The listing below begins with the first line you should copy; stop after the line containing "import plotly.graph_objects as go", and drop every picture.

○ ○ ○ ○ ○ ○ ○

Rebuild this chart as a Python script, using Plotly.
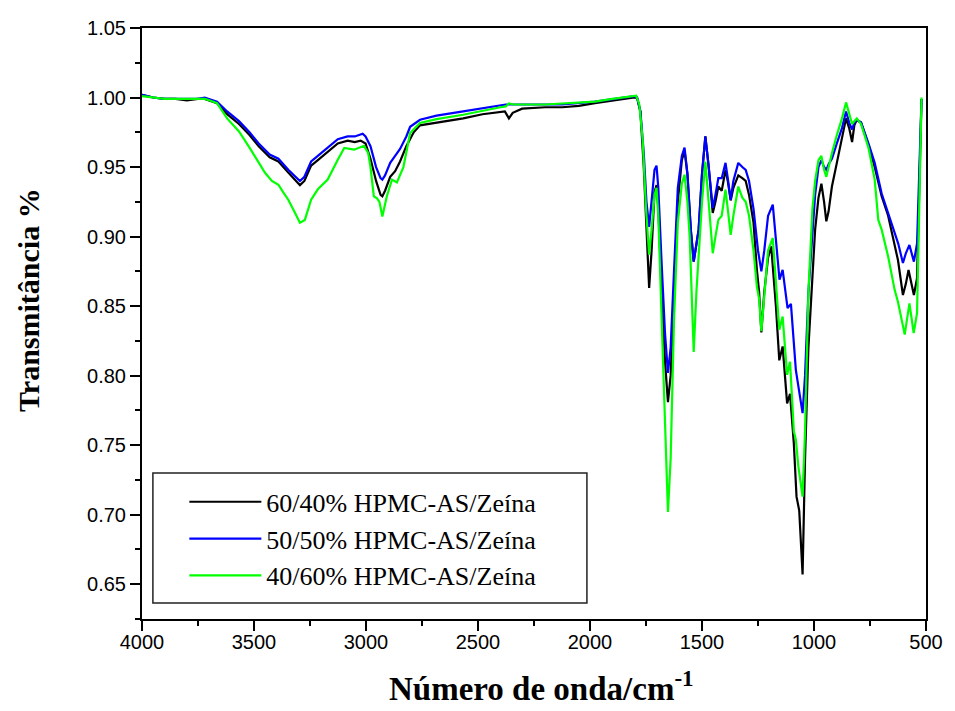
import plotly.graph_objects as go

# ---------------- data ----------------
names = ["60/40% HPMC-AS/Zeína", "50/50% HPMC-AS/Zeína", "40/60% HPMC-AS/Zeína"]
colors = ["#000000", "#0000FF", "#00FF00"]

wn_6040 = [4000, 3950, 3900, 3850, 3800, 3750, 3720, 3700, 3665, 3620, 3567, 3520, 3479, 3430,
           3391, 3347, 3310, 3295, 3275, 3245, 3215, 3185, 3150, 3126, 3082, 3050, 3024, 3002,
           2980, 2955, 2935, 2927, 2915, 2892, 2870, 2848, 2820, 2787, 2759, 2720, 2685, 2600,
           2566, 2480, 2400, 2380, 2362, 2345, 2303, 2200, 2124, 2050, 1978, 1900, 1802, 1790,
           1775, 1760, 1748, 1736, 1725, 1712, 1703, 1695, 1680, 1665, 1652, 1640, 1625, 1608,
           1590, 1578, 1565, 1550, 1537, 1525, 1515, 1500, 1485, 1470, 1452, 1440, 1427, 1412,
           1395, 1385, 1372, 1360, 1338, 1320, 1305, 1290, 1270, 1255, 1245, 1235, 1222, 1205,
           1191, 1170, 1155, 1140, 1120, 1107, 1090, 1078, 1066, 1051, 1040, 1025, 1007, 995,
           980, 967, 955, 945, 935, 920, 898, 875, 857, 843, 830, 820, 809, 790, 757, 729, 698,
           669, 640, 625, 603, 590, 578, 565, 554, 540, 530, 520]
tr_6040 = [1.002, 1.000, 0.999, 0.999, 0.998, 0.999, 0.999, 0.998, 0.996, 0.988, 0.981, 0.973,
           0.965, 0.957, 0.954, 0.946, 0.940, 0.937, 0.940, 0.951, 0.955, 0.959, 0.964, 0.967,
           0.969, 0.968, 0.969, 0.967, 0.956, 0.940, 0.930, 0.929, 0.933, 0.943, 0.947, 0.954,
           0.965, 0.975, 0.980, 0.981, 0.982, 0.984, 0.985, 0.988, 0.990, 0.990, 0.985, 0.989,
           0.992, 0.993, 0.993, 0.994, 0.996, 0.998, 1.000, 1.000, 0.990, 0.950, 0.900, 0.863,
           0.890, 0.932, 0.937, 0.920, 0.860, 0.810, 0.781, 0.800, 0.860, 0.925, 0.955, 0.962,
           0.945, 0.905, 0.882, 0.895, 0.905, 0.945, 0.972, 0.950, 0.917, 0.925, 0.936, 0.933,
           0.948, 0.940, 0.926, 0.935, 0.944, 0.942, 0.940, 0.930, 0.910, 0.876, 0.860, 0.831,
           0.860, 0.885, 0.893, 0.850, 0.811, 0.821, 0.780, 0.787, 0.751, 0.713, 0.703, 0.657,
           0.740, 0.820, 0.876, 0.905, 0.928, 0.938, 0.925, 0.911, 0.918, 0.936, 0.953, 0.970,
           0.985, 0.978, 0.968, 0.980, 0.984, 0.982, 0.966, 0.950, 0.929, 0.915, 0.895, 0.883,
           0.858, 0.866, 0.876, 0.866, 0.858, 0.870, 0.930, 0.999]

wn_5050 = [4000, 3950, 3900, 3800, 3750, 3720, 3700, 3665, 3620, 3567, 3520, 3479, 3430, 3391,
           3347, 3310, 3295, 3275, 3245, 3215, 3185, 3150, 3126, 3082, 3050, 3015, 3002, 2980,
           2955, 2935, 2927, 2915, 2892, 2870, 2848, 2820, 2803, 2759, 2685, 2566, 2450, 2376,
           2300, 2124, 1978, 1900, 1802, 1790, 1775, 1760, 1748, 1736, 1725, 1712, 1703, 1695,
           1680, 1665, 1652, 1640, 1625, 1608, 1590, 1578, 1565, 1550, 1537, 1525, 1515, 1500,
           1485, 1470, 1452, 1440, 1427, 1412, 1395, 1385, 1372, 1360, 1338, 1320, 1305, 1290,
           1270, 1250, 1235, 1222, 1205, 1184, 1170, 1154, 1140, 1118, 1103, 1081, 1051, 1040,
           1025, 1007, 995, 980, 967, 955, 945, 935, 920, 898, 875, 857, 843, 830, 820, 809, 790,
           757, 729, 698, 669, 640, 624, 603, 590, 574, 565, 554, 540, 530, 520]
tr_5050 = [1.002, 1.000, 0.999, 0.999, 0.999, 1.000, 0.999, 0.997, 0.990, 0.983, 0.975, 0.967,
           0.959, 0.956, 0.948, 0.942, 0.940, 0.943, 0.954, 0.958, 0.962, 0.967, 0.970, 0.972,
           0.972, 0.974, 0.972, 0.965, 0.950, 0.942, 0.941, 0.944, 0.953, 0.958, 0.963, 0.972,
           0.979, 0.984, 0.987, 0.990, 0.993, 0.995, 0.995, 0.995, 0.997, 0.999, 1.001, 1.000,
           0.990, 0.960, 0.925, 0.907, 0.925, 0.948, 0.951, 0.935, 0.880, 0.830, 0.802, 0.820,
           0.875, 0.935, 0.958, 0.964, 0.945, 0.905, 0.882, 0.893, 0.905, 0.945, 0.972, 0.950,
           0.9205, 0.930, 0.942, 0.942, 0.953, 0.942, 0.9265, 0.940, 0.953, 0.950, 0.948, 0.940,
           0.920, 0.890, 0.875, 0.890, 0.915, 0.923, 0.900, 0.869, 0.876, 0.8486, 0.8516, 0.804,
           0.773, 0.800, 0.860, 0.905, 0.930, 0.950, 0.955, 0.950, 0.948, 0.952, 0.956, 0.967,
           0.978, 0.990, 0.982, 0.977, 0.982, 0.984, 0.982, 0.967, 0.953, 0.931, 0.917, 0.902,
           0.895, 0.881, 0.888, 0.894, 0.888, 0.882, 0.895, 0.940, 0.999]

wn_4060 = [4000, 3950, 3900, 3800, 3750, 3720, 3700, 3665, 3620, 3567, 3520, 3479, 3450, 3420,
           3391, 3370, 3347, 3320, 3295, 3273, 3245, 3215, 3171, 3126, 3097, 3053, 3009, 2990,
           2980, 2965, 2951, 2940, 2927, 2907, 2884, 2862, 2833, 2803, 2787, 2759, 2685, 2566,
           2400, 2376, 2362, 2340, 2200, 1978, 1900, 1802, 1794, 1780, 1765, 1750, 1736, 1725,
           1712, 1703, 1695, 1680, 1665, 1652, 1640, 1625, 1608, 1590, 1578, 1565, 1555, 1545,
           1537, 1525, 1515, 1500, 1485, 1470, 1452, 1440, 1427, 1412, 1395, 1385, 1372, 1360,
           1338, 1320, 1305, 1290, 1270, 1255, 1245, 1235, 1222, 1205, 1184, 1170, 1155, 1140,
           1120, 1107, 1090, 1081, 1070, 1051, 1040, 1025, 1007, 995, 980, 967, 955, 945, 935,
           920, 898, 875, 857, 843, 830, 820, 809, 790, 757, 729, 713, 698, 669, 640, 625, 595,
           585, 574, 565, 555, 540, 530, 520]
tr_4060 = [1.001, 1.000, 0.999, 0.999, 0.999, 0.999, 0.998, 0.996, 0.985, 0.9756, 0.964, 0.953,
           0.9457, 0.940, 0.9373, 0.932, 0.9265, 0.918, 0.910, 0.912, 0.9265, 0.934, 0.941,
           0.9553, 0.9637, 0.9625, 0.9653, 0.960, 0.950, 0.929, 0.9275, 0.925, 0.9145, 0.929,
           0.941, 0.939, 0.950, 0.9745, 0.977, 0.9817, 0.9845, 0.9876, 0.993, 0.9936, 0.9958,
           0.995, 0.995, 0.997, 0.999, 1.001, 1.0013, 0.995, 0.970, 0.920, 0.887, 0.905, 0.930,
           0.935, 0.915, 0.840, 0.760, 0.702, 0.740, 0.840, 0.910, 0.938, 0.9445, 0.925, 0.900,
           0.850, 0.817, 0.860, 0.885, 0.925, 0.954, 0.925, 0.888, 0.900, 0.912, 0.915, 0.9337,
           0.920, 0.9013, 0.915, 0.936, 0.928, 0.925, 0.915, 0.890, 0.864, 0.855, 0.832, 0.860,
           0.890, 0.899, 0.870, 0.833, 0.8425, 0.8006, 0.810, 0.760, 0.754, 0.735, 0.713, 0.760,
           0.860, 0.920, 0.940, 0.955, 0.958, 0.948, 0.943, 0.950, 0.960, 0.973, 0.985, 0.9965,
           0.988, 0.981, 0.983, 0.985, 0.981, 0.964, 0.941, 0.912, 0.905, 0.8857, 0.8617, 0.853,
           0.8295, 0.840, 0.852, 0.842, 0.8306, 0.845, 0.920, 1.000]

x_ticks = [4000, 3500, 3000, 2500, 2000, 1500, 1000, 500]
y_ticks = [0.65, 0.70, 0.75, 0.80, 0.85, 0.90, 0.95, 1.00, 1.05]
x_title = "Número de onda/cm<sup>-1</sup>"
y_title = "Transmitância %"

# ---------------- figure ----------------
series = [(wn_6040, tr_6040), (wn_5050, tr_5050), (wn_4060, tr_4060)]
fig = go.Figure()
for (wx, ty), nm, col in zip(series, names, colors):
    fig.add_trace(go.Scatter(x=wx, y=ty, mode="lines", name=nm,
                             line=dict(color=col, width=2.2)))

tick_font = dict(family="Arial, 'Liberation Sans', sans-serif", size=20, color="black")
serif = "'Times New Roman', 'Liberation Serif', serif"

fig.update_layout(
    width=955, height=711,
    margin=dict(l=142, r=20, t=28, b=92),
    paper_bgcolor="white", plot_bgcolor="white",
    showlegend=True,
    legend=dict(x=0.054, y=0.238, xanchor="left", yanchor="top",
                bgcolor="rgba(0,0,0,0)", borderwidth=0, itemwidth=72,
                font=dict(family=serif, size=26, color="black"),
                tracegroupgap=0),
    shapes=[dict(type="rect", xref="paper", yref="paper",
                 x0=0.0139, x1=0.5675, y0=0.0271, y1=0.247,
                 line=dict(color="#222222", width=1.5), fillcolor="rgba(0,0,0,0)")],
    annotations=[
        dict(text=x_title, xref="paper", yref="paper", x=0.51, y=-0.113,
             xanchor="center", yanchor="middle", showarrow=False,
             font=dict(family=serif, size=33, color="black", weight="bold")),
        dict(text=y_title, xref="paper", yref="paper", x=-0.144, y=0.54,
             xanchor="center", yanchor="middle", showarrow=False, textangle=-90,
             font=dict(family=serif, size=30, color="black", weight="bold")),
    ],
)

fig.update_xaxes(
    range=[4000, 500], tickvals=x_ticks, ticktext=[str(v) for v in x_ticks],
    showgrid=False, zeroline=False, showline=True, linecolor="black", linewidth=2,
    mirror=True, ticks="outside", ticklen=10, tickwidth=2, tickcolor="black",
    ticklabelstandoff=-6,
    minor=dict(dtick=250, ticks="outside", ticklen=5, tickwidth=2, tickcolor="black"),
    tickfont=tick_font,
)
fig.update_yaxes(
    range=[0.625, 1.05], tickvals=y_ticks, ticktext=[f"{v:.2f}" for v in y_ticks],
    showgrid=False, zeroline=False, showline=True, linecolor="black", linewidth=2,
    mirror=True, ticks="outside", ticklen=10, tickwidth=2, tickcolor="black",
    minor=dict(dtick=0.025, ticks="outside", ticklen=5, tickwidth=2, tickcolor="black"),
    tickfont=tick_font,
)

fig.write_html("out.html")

○ ○ ○ ○ ○ ○ ○

_RESPONSE TO THE TASK_:
Rebuild this chart as a Python script, using Plotly.
import plotly.graph_objects as go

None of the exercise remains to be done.